Insight & Analysis

Corporate leaders defend Fed independence

Published: Sep 2025

With President Donald Trump making threats against Federal Reserve chairman Jerome Powell and moving to fire Fed governor Lisa Cook, corporate executives at some of America’s most important financial companies are stepping forward to make clear public statements endorsing the Fed’s independence from political influence.

Wooden chess pawn in a line of black pawns.

President Donald Trump’s perceived encroachment on the independence of the US Federal Reserve has corporate executives assessing the potential pitfalls of various scenarios and how they need to respond.

Step one, for many of them, is to proclaim clear public endorsements of an independent Fed.

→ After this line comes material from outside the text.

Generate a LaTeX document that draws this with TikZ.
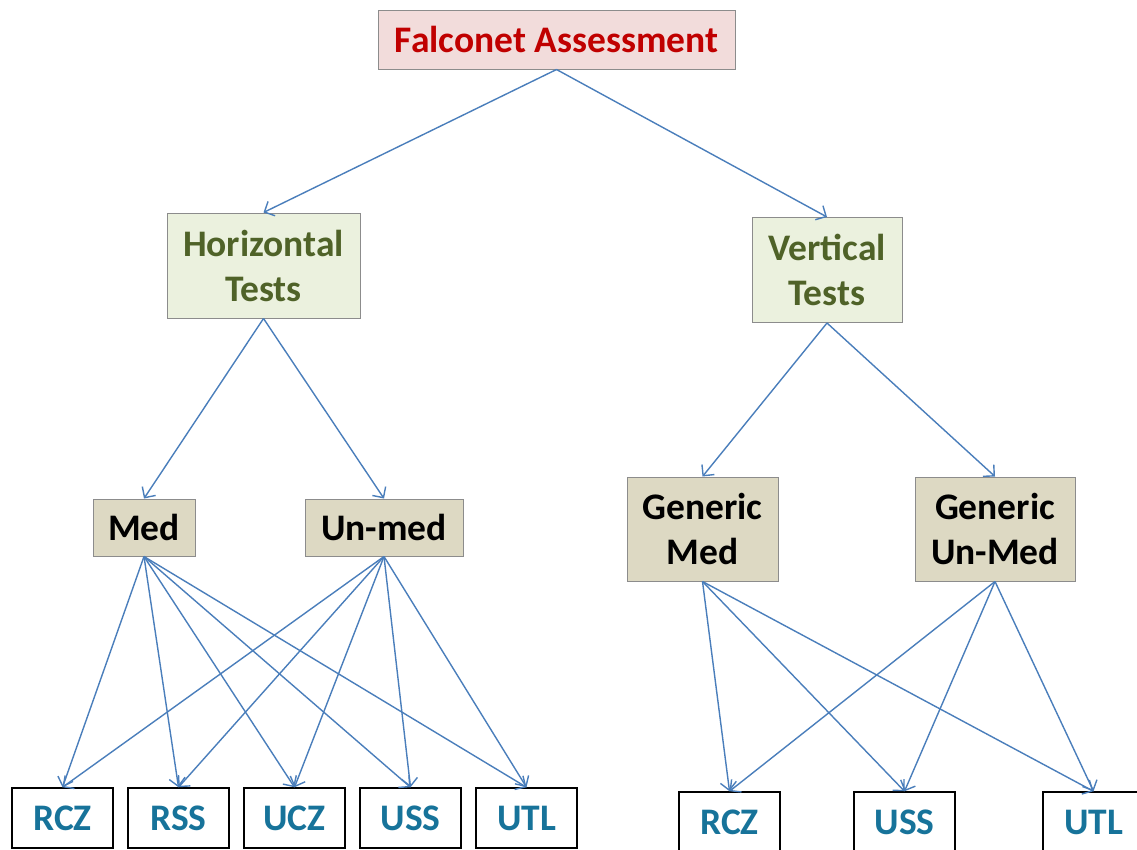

Leaders ranging from top executives of the nation’s largest banks to advisers within Trump’s own White House have spent the summer speaking about the need for the Fed to make decisions without facing partisan intimidation. At stake is global confidence in the ability of the world’s largest economy to manage interest rates with a rational eye towards maintaining economic growth and controlling inflation.

“I think the independence of the Fed is absolutely critical,” J.P. Morgan Chase CEO Jamie Dimon proclaimed during his company’s quarterly earnings conference call last month. “Playing around with the Fed can have adverse consequences, the absolute opposite of what you might be hoping for.”

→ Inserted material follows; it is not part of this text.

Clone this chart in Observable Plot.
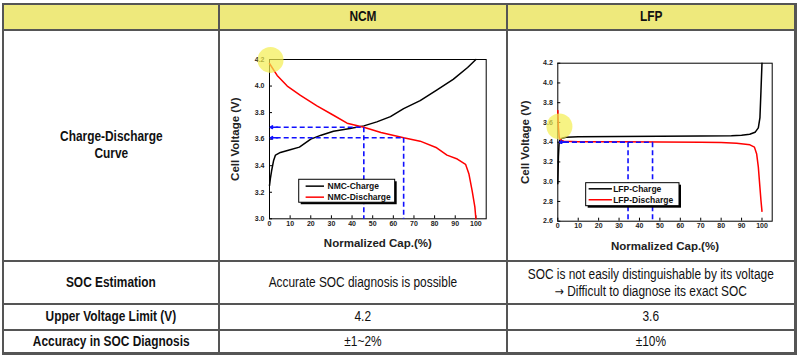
<!DOCTYPE html>
<html>
<head>
<meta charset="utf-8">
<script src="https://cdn.jsdelivr.net/npm/d3@7"></script>
<script src="https://cdn.jsdelivr.net/npm/@observablehq/plot@0.6"></script>
<style>
  html, body { margin: 0; padding: 0; background: #fff; }
  #page { position: relative; width: 800px; height: 359px; overflow: hidden; background: #fff;
          font-family: "Liberation Sans", Arial, "DejaVu Sans", sans-serif; color: #111; }
  .ln { position: absolute; background: #555; }
  .cell { position: absolute; display: flex; align-items: center; justify-content: center; text-align: center; }
  .cell > span { display: inline-block; transform: scaleX(0.85); white-space: nowrap; line-height: 17px; }
  .arr { font-family: "DejaVu Sans", sans-serif; font-size: 13px; }
  .hd { font-weight: bold; font-size: 14px; }
  .rl { font-weight: bold; font-size: 14px; }
  .tx { font-size: 14px; }
  .chart { position: absolute; }
</style>
</head>
<body>
<div id="page"></div>
<script>
// ---------------- data ----------------
const columns = ["NCM", "LFP"];
const rowLabels = ["Charge-Discharge<br>Curve", "SOC Estimation", "Upper Voltage Limit (V)", "Accuracy in SOC Diagnosis"];
const ncmTexts = ["Accurate SOC diagnosis is possible", "4.2", "±1~2%"];
const lfpTexts = ["SOC is not easily distinguishable by its voltage<br><span class='arr'>→</span> Difficult to diagnose its exact SOC", "3.6", "±10%"];

const capTicks = [0, 10, 20, 30, 40, 50, 60, 70, 80, 90, 100];
const ncmVoltTicks = [3.0, 3.2, 3.4, 3.6, 3.8, 4.0, 4.2];
const lfpVoltTicks = [2.6, 2.8, 3.0, 3.2, 3.4, 3.6, 3.8, 4.0, 4.2];

const ncmChargeCap = [0, 0.4, 1, 2, 2.9, 5.3, 10, 14.5, 20, 25, 31, 39, 45.7, 52, 58.6, 65, 73, 81, 89, 96, 100];
const ncmChargeV   = [3.25, 3.30, 3.36, 3.44, 3.48, 3.50, 3.52, 3.54, 3.60, 3.63, 3.66, 3.68, 3.70, 3.73, 3.77, 3.83, 3.89, 3.97, 4.05, 4.14, 4.20];
const ncmDischCap  = [0, 3.7, 8.6, 15, 23, 31, 37.6, 45.7, 54, 65, 73, 81, 86, 91, 95, 96.6, 98.2, 99.5, 100];
const ncmDischV    = [4.17, 4.08, 4.00, 3.93, 3.85, 3.78, 3.72, 3.69, 3.65, 3.61, 3.585, 3.535, 3.48, 3.45, 3.41, 3.34, 3.21, 3.09, 3.00];

const lfpChargeCap = [0, 0.3, 0.6, 1, 2, 4, 10, 30, 50, 70, 85, 90, 94, 96.6, 98.2, 99, 99.5, 100];
const lfpChargeV   = [2.98, 3.25, 3.38, 3.42, 3.44, 3.45, 3.455, 3.458, 3.46, 3.462, 3.465, 3.47, 3.48, 3.50, 3.545, 3.65, 3.92, 4.20];
const lfpDischCap  = [0, 0.3, 0.7, 1.5, 3, 10, 30, 50, 70, 80, 87.6, 94.1, 96.3, 97.4, 98.2, 99, 99.5, 100];
const lfpDischV    = [3.72, 3.55, 3.45, 3.42, 3.41, 3.405, 3.405, 3.403, 3.40, 3.398, 3.39, 3.373, 3.35, 3.28, 3.15, 2.94, 2.81, 2.70];

// guide lines (blue dashed): voltage level and capacity where it is read
const ncmGuideV   = [3.69, 3.61];
const ncmGuideCap = [45.7, 65];
const lfpGuideV   = [3.40, 3.40];
const lfpGuideCap = [46.4, 34.4];

// highlight circles (data coords)
const ncmHighlight = [{cap: 0.5, v: 4.197}];
const lfpHighlight = [{cap: 0.8, v: 3.56}];

// legend labels
const ncmLegend = ["NMC-Charge", "NMC-Discharge"];
const lfpLegend = ["LFP-Charge", "LFP-Discharge"];

// ---------------- table ----------------
const page = document.getElementById("page");
function el(cls, css, html) {
  const d = document.createElement("div");
  d.className = cls;
  Object.assign(d.style, css);
  if (html != null) d.innerHTML = html;
  page.appendChild(d);
  return d;
}
const X = [3, 219, 507, 795];
const Y = [4, 29.5, 261, 304, 329.5, 353];
// header fill
el("", {position: "absolute", left: X[0] + "px", top: Y[0] + "px", width: (X[3] - X[0]) + "px", height: (Y[1] - Y[0]) + "px", background: "#EEE97C"});
// horizontal lines
Y.forEach((y, i) => el("ln", {left: X[0] + "px", top: (y - 1) + "px", width: (X[3] - X[0] + 2) + "px", height: (i === Y.length - 1 ? 3 : 2) + "px"}));
// vertical lines
X.forEach((x, i) => el("ln", {left: (x - 1) + "px", top: Y[0] - 1 + "px", width: (i === X.length - 1 ? 3 : 2) + "px", height: (Y[5] - Y[0] + 3) + "px"}));
function cell(ci, ri, cls, html) {
  el("cell " + cls, {left: X[ci] + "px", top: Y[ri] + "px", width: (X[ci + 1] - X[ci]) + "px", height: (Y[ri + 1] - Y[ri]) + "px"}, "<span>" + html + "</span>");
}
columns.forEach((c, i) => cell(i + 1, 0, "hd", c));
rowLabels.forEach((r, i) => cell(0, i + 1, "rl", r));
ncmTexts.forEach((t, i) => cell(1, i + 2, "tx", t));
lfpTexts.forEach((t, i) => cell(2, i + 2, "tx", t));

// ---------------- charts ----------------
const zip = (a, b) => a.map((x, i) => ({cap: x, v: b[i]}));
const FONT = "'Liberation Sans', Arial, sans-serif";

function chart(cfg) {
  const yMin = cfg.yDomain[0];
  const hGuides = cfg.guideV.map((v, i) => ({x1: 3, x2: cfg.guideCap[i], y: v}));
  const vGuides = cfg.guideV.map((v, i) => ({x: cfg.guideCap[i], y1: v, y2: yMin}));
  const arrows = cfg.guideV.map(v => ({x1: 4, x2: cfg.arrowTip, y: v}));
  const lg = cfg.legend;
  const legendRows = cfg.legendLabels.map((t, i) => ({t, y: lg.rows[i], c: i === 0 ? "black" : "red"}));
  return Plot.plot({
    width: 284, height: 228,
    marginLeft: cfg.margins[0], marginTop: cfg.margins[1], marginRight: cfg.margins[2], marginBottom: cfg.margins[3],
    x: {domain: [0, 105]},
    y: {domain: cfg.yDomain},
    style: {fontFamily: FONT, background: "transparent", overflow: "visible", color: "#222"},
    marks: [
      Plot.frame({stroke: "black", strokeWidth: 1}),
      Plot.axisX({ticks: capTicks, tickSize: -3, tickPadding: 5, tickFormat: d => String(d), fontSize: 7, fontWeight: "bold", label: null, stroke: "black"}),
      Plot.axisY({ticks: cfg.yTicks, tickSize: -3, tickPadding: 8, tickFormat: d3.format(".1f"), fontSize: 7, fontWeight: "bold", label: null, stroke: "black"}),
      Plot.text(["Cell Voltage (V)"], {frameAnchor: "left", dx: cfg.yLabelDx, rotate: -90, textAnchor: "middle", lineAnchor: "middle", fontSize: 11.5, fontWeight: "bold", fill: "#222"}),
      Plot.text(["Normalized Cap.(%)"], {frameAnchor: "bottom", dy: 25, lineAnchor: "middle", fontSize: 11.5, fontWeight: "bold", fill: "#222"}),
      Plot.line(zip(cfg.chargeCap, cfg.chargeV), {x: "cap", y: "v", stroke: "black", strokeWidth: 1.5}),
      Plot.line(zip(cfg.dischCap, cfg.dischV), {x: "cap", y: "v", stroke: "#ff0000", strokeWidth: 1.5}),
      Plot.link(hGuides, {x1: "x1", x2: "x2", y1: "y", y2: "y", stroke: "#1010ff", strokeWidth: 1.6, strokeDasharray: "5,3"}),
      Plot.link(vGuides, {x1: "x", x2: "x", y1: "y1", y2: "y2", stroke: "#1010ff", strokeWidth: 1.6, strokeDasharray: "5,3"}),
      Plot.arrow(arrows, {x1: "x1", x2: "x2", y1: "y", y2: "y", stroke: "#1010ff", strokeWidth: 1.6, headLength: 6}),
      // legend
      Plot.rect([lg], {x1: "x1", x2: "x2", y1: "y1", y2: "y2", fill: "black", dx: 2, dy: 2}),
      Plot.rect([lg], {x1: "x1", x2: "x2", y1: "y1", y2: "y2", fill: "white", stroke: "black", strokeWidth: 1}),
      Plot.link(legendRows, {x1: lg.lineX1, x2: lg.lineX2, y1: "y", y2: "y", stroke: "c", strokeWidth: 1.5}),
      Plot.text(legendRows, {x: lg.textX, y: "y", text: "t", textAnchor: "start", fontSize: 8.5, fontWeight: "bold", fill: "#111"}),
      Plot.dot(cfg.highlight, {x: "cap", y: "v", r: 13, fill: "#f4ee50", fillOpacity: 0.7, stroke: "none"})
    ]
  });
}

const ncm = chart({
  margins: [47, 27, 20.3, 41.7],
  yDomain: [3.0, 4.2], yTicks: ncmVoltTicks, yLabelDx: -34,
  chargeCap: ncmChargeCap, chargeV: ncmChargeV, dischCap: ncmDischCap, dischV: ncmDischV,
  guideV: ncmGuideV, guideCap: ncmGuideCap, arrowTip: 0.4,
  legend: {x1: 14.4, x2: 60.9, y1: 3.121, y2: 3.294, rows: [3.246, 3.163], lineX1: 17.5, lineX2: 26.4, textX: 28.1},
  legendLabels: ncmLegend,
  highlight: ncmHighlight
});
ncm.classList.add("chart");
Object.assign(ncm.style, {left: "222px", top: "32px"});
page.appendChild(ncm);

const lfp = chart({
  margins: [48.3, 30.7, 21.3, 39.3],
  yDomain: [2.6, 4.2], yTicks: lfpVoltTicks, yLabelDx: -32,
  chargeCap: lfpChargeCap, chargeV: lfpChargeV, dischCap: lfpDischCap, dischV: lfpDischV,
  guideV: lfpGuideV, guideCap: lfpGuideCap, arrowTip: 1.0,
  legend: {x1: 13.9, x2: 59.6, y1: 2.752, y2: 2.985, rows: [2.928, 2.817], lineX1: 15.1, lineX2: 26.5, textX: 27.1},
  legendLabels: lfpLegend,
  highlight: lfpHighlight
});
lfp.classList.add("chart");
Object.assign(lfp.style, {left: "509px", top: "32px"});
page.appendChild(lfp);
</script>
</body>
</html>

Similar defences were echoed by Dimon’s counterparts at Bank of America and Goldman Sachs. On behalf of Carlyle Group, co-founder David Rubenstein called the Fed “the crown jewel of the governmental system” and “very merit-oriented.”

Citigroup’s CEO, Jane Fraser, argued that the independent Fed “drives credibility. It is critical to the effectiveness of our capital markets and US competitiveness.”

The threat level escalated this summer as Trump hurled insults at Fed Chairman Jerome Powell, calling him “incompetent” and a “major loser” and insisting that Powell has been “too late” to reduce rates. He briefly threatened to fire Powell before the chairman’s term expires next year, floating a rationale centred around renovation cost overruns at the Fed’s headquarters.

As the calendar turned to September, Trump moved to fire Fed governor Lisa Cook, alleging mortgage fraud although no such charges have been filed. Cook calls the attempted dismissal illegal and is seeking a court injunction to keep her job.

Trump has said there is “no inflation” in the US economy, at a time when job growth has dramatically slowed. The president therefore demands a 300-basis-point cut. Consensus among Fed watchers is that there will likely be a 25-bp reduction in September and perhaps two more before the end of 2025. Fed officials continue to be cautious, because government statistics show that consumer and producer prices are still rising at a rate higher than the Fed’s 2% target.

Past US presidents have occasionally attempted to jaw-bone the nation’s central bankers when feeling economic pressure. Trump’s recent actions are criticised as a more insidious threat to the Fed’s longstanding ability to set policy to ensure employment growth and low inflation.

Some of the most vocal corporate defenders of Fed independence also happen to be otherwise supportive of the Trump presidency. Kenneth Griffin, Chief Executive Officer of the Citadel hedge fund firm, co-wrote an opinion piece in the Wall Street Journal on 7th September warning that more Trump influence on the Fed poses a risk of higher inflation and a spike in borrowing costs.

That’s because a too-aggressive Trump would harm global investor confidence in US fiscal management. The consequences could be a rapid rise in the risk premium inherent in holding US debt, Griffin writes in the joint commentary with Anil Kashyap, a professor at Chicago Booth School of Business.

Some of the Fed defenders even serve in the current White House. Kevin Hassett, Director of Trump’s National Economic Council, on 9th September said he agrees that a lack of independence would exacerbate inflation. Treasury Secretary Scott Bessent endorses continued Fed independence, while at the same time urging the Fed governors to take precautions against entangling themselves in politics.

Others contend that any threat to Fed independence is exaggerated and not very relevant anymore, considering the recent clues that the governors now mostly favour interest rate cuts and are ready to get started.